Now I must ”hapse the door,” and hie me to bed. As a matter of fact the people here are far too honest for us to lock the doors. Such a thing as theft is unheard of. Some may call it uncivilized. I call it the millennium!
_August 31_
I believe that the writer who described the climate of this country as being ”nine months snow and three months winter” was not far from the truth. In June the temperature of our rooms registered just above freezing point, in July we were enveloped in continuous fog, and in August we are having snow.
Such a tragic event has occurred. Our lettuce has been eaten by the Mission cow! You know how hard it is to get anything to grow here.
Well, after having nearly killed ourselves in making a square inch of ground into something resembling a bed, we had watched this lettuce grow from day to day as the little green shoots struggled bravely against the frost and cold. Then a few nights ago I was awakened by the tinkle of a bell beneath my window. Hastily flinging on wrapper and shoes I fled to save our one and only ewe lamb. But all the morning light revealed was a desperate cold in the head, and an empty bed from which the glory had departed.
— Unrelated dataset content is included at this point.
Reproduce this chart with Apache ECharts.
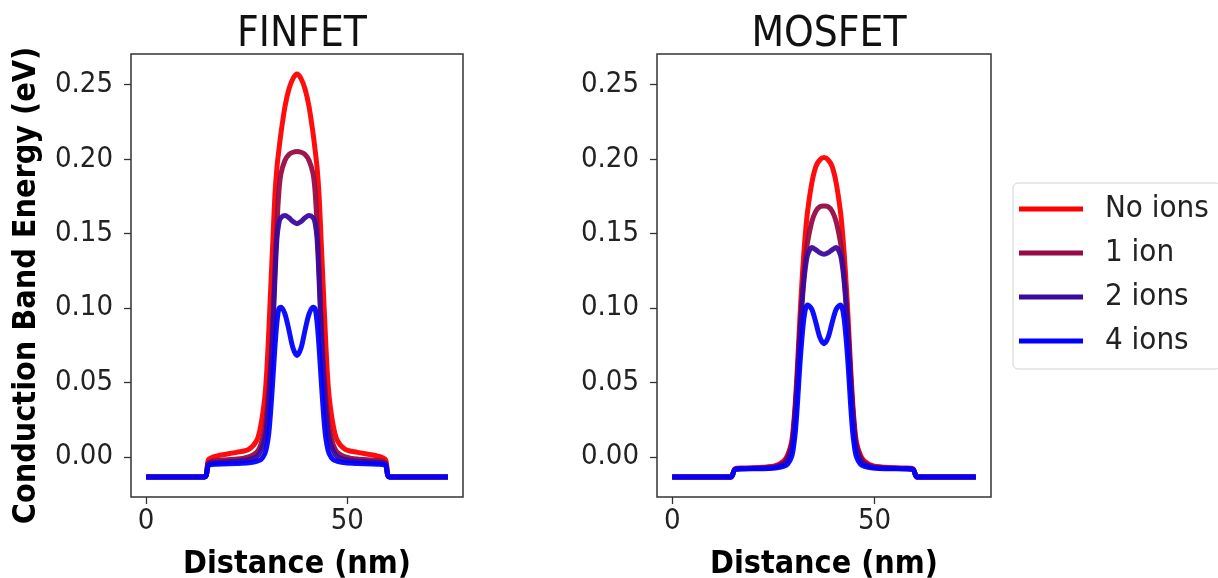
<!DOCTYPE html>
<html>
<head>
<meta charset="utf-8">
<script src="https://cdn.jsdelivr.net/npm/echarts@6/dist/echarts.min.js"></script>
<style>
  html, body { margin: 0; padding: 0; background: #fff; }
  #main { width: 1218px; height: 578px; }
</style>
</head>
<body>
<div id="main"></div>
<script>
// distance along the channel (nm)
var distance = [0, 14.5, 15.5, 17.5, 22.5, 25.5, 27.5, 28.5, 29.5, 30, 30.5, 31, 31.5, 32, 32.5, 33, 33.5, 34.5, 35.5, 36.5,
    37.5,
    38.5, 39.5, 40.5, 41.5, 42, 42.5, 43, 43.5, 44, 44.5, 45, 45.5, 46.5, 47.5, 49.5, 52.5, 57.5, 59.5, 60.5, 75];

var seriesNames = ['No ions', '1 ion', '2 ions', '4 ions'];
var seriesColors = ['#ff0000', '#960b45', '#3a0a9c', '#0000ff'];

// FINFET conduction band energy (eV)
var finNoIons = [-0.0135, -0.0135, -0.002, 0.0005, 0.003, 0.005, 0.011, 0.021, 0.040, 0.058, 0.085, 0.115, 0.145, 0.175, 0.194, 0.206, 0.217, 0.235, 0.247, 0.254,
    0.257,
    0.254, 0.247, 0.235, 0.217, 0.206, 0.194, 0.175, 0.145, 0.115, 0.085, 0.058, 0.040, 0.021, 0.011, 0.005, 0.003, 0.0005, -0.002, -0.0135, -0.0135];
var fin1Ion = [-0.0135, -0.0135, -0.004, -0.0025, -0.0015, 0.0, 0.003, 0.008, 0.019, 0.030, 0.046, 0.064, 0.092, 0.125, 0.155, 0.178, 0.190, 0.199, 0.203, 0.2045,
    0.205,
    0.2045, 0.203, 0.199, 0.190, 0.178, 0.155, 0.125, 0.092, 0.064, 0.046, 0.030, 0.019, 0.008, 0.003, 0.0, -0.0015, -0.0025, -0.004, -0.0135, -0.0135];
var fin2Ions = [-0.0135, -0.0135, -0.005, -0.0038, -0.003, -0.002, 0.0, 0.004, 0.012, 0.022, 0.036, 0.057, 0.085, 0.118, 0.146, 0.157, 0.1605, 0.162, 0.1605, 0.158,
    0.1565,
    0.158, 0.1605, 0.162, 0.1605, 0.157, 0.146, 0.118, 0.085, 0.057, 0.036, 0.022, 0.012, 0.004, 0.0, -0.002, -0.003, -0.0038, -0.005, -0.0135, -0.0135];
var fin4Ions = [-0.0135, -0.0135, -0.006, -0.005, -0.0045, -0.004, -0.003, -0.002, 0.002, 0.007, 0.016, 0.032, 0.052, 0.073, 0.090, 0.0995, 0.1005, 0.096, 0.085, 0.073,
    0.068,
    0.073, 0.085, 0.096, 0.1005, 0.0995, 0.090, 0.073, 0.052, 0.032, 0.016, 0.007, 0.002, -0.002, -0.003, -0.004, -0.0045, -0.005, -0.006, -0.0135, -0.0135];

// MOSFET conduction band energy (eV)
var mosNoIons = [-0.0135, -0.0135, -0.008, -0.0075, -0.007, -0.006, -0.003, 0.001, 0.010, 0.022, 0.040, 0.064, 0.091, 0.115, 0.136, 0.153, 0.166, 0.184, 0.195, 0.1995,
    0.201,
    0.1995, 0.195, 0.184, 0.166, 0.153, 0.136, 0.115, 0.091, 0.064, 0.040, 0.022, 0.010, 0.001, -0.003, -0.006, -0.007, -0.0075, -0.008, -0.0135, -0.0135];
var mos1Ion = [-0.0135, -0.0135, -0.0085, -0.008, -0.0075, -0.0065, -0.004, 0.0, 0.008, 0.019, 0.036, 0.058, 0.082, 0.103, 0.121, 0.135, 0.145, 0.158, 0.165, 0.168,
    0.1685,
    0.168, 0.165, 0.158, 0.145, 0.135, 0.121, 0.103, 0.082, 0.058, 0.036, 0.019, 0.008, 0.0, -0.004, -0.0065, -0.0075, -0.008, -0.0085, -0.0135, -0.0135];
var mos2Ions = [-0.0135, -0.0135, -0.0085, -0.008, -0.0075, -0.007, -0.005, -0.002, 0.006, 0.017, 0.034, 0.056, 0.080, 0.100, 0.117, 0.129, 0.136, 0.1405, 0.139, 0.137,
    0.136,
    0.137, 0.139, 0.1405, 0.136, 0.129, 0.117, 0.100, 0.080, 0.056, 0.034, 0.017, 0.006, -0.002, -0.005, -0.007, -0.0075, -0.008, -0.0085, -0.0135, -0.0135];
var mos4Ions = [-0.0135, -0.0135, -0.0085, -0.008, -0.008, -0.0075, -0.0065, -0.005, 0.0, 0.007, 0.019, 0.038, 0.060, 0.078, 0.092, 0.100, 0.102, 0.099, 0.090, 0.080,
    0.076,
    0.080, 0.090, 0.099, 0.102, 0.100, 0.092, 0.078, 0.060, 0.038, 0.019, 0.007, 0.0, -0.005, -0.0065, -0.0075, -0.008, -0.008, -0.0085, -0.0135, -0.0135];

var xTicks = [0, 50];
var yTicks = [0, 0.05, 0.1, 0.15, 0.2, 0.25];

var FONT = '"DejaVu Sans Condensed", "DejaVu Sans", sans-serif';

var myChart = echarts.init(document.getElementById('main'), null, { renderer: 'canvas' });

const makeX = (idx) => {
    return {
        type: 'value',
        gridIndex: idx,
        min: -3.75,
        max: 78.75,
        splitLine: { show: false },
        axisLine: { show: false, onZero: false },
        axisTick: { show: true, customValues: xTicks, length: 7, lineStyle: { color: '#333', width: 1.3 } },
        axisLabel: {
            customValues: xTicks, margin: 10,
            fontSize: 29, fontFamily: FONT, color: '#222'
        },
        name: 'Distance (nm)',
        nameLocation: 'middle',
        nameGap: 52,
        nameTextStyle: { fontSize: 32, fontWeight: 'bold', fontFamily: FONT, color: '#000' }
    };
};

const makeY = (idx, withName) => {
    let axis = {
        type: 'value',
        gridIndex: idx,
        min: -0.027,
        max: 0.2705,
        splitLine: { show: false },
        axisLine: { show: false, onZero: false },
        axisTick: { show: true, customValues: yTicks, length: 7, lineStyle: { color: '#333', width: 1.3 } },
        axisLabel: {
            customValues: yTicks, margin: 18,
            fontSize: 29, fontFamily: FONT, color: '#222',
            formatter: (v) => v.toFixed(2)
        }
    };
    if (withName) {
        axis.name = 'Conduction Band Energy (eV)';
        axis.nameLocation = 'middle';
        axis.nameGap = 88;
        axis.nameTextStyle = { fontSize: 32, fontWeight: 'bold', fontFamily: FONT, color: '#000', padding: [0, 20, 0, 0] };
    }
    return axis;
};

const pairs = (ys) => distance.map((x, i) => [x, ys[i]]);

const finData = [finNoIons, fin1Ion, fin2Ions, fin4Ions];
const mosData = [mosNoIons, mos1Ion, mos2Ions, mos4Ions];

let series = [];
[finData, mosData].forEach((group, g) => {
    group.forEach((ys, i) => {
        series.push({
            name: seriesNames[i],
            type: 'line',
            xAxisIndex: g,
            yAxisIndex: g,
            data: pairs(ys),
            smooth: 0.3,
            symbol: 'none',
            color: seriesColors[i],
            lineStyle: { width: 5, color: seriesColors[i], opacity: 0.95 },
            z: 2 + i
        });
    });
});

let option = {
    animation: false,
    backgroundColor: '#ffffff',
    title: [
        { text: 'FINFET', left: 297, top: 9, textAlign: 'center',
          textStyle: { fontSize: 42, fontWeight: 'normal', fontFamily: FONT, color: '#111' } },
        { text: 'MOSFET', left: 824, top: 9, textAlign: 'center',
          textStyle: { fontSize: 42, fontWeight: 'normal', fontFamily: FONT, color: '#111' } }
    ],
    grid: [
        { left: 131, top: 54, width: 332, height: 443, outerBoundsMode: 'none', containLabel: false,
          show: true, borderColor: '#333', borderWidth: 1.5, backgroundColor: 'transparent' },
        { left: 657, top: 54, width: 334, height: 443, outerBoundsMode: 'none', containLabel: false,
          show: true, borderColor: '#333', borderWidth: 1.5, backgroundColor: 'transparent' }
    ],
    legend: {
        data: seriesNames,
        orient: 'vertical',
        left: 1013,
        top: 183,
        icon: 'rect',
        itemWidth: 64,
        itemHeight: 5,
        itemGap: 12,
        padding: [10, 12, 12, 6],
        backgroundColor: '#fff',
        borderColor: '#d3d3d3',
        borderWidth: 1,
        borderRadius: 5,
        textStyle: { fontSize: 31, lineHeight: 32, fontFamily: FONT, color: '#222', padding: [0, 0, 0, 17] }
    },
    xAxis: [makeX(0), makeX(1)],
    yAxis: [makeY(0, true), makeY(1, false)],
    series: series
};

myChart.setOption(option);
</script>
</body>
</html>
Topsy has just been amusing herself by turning on the corridor taps to watch the water run downstairs! Oh! Topsy,
”'Tis thine to teach us what dull hearts forget How near of kin we are to springing flowers.”
News has just reached us that the mail boat from St. Barbe to St.
Antoine has gone ash.o.r.e on the rocks and is a total wreck. Happily no lives were lost, but unhappily wrecks are of such frequent occurrence on this dangerous coast as to excite little comment.
Drusilla, aged five, has been to my door to enquire if the children may play with their dolls in the house. I believe in open-air treatment, so I replied with kindness, but firmly withal, that ”out of doors” was the order of the day. I was a little electrified to hear her return to the playroom and announce that ”Teacher says you are to go out, every darned one of you!” I was equally electrified the other day to overhear Drusilla enquiring of her fellow philosophers which they liked the best, ”Teacher, the Doctor, or the Lord Jesus Christ.”
In the midst of writing to you I was called away to interview a young man from the other side of the harbour. He wanted me to give him some of the milk used in the Home, for his baby, as at the hospital they could only furnish him with canned milk, guaranteed by the label, he claimed, to give ”typhoid, diphtheria, and scarlet fever”!
_September 7_
It is a windy, rainy night, and I have told Topsy, who has a cold, that she cannot come with us to church. After a wild outburst of anger she was heard to mutter that ”Teacher wouldn't let her go to church because she was afraid she would get too good.”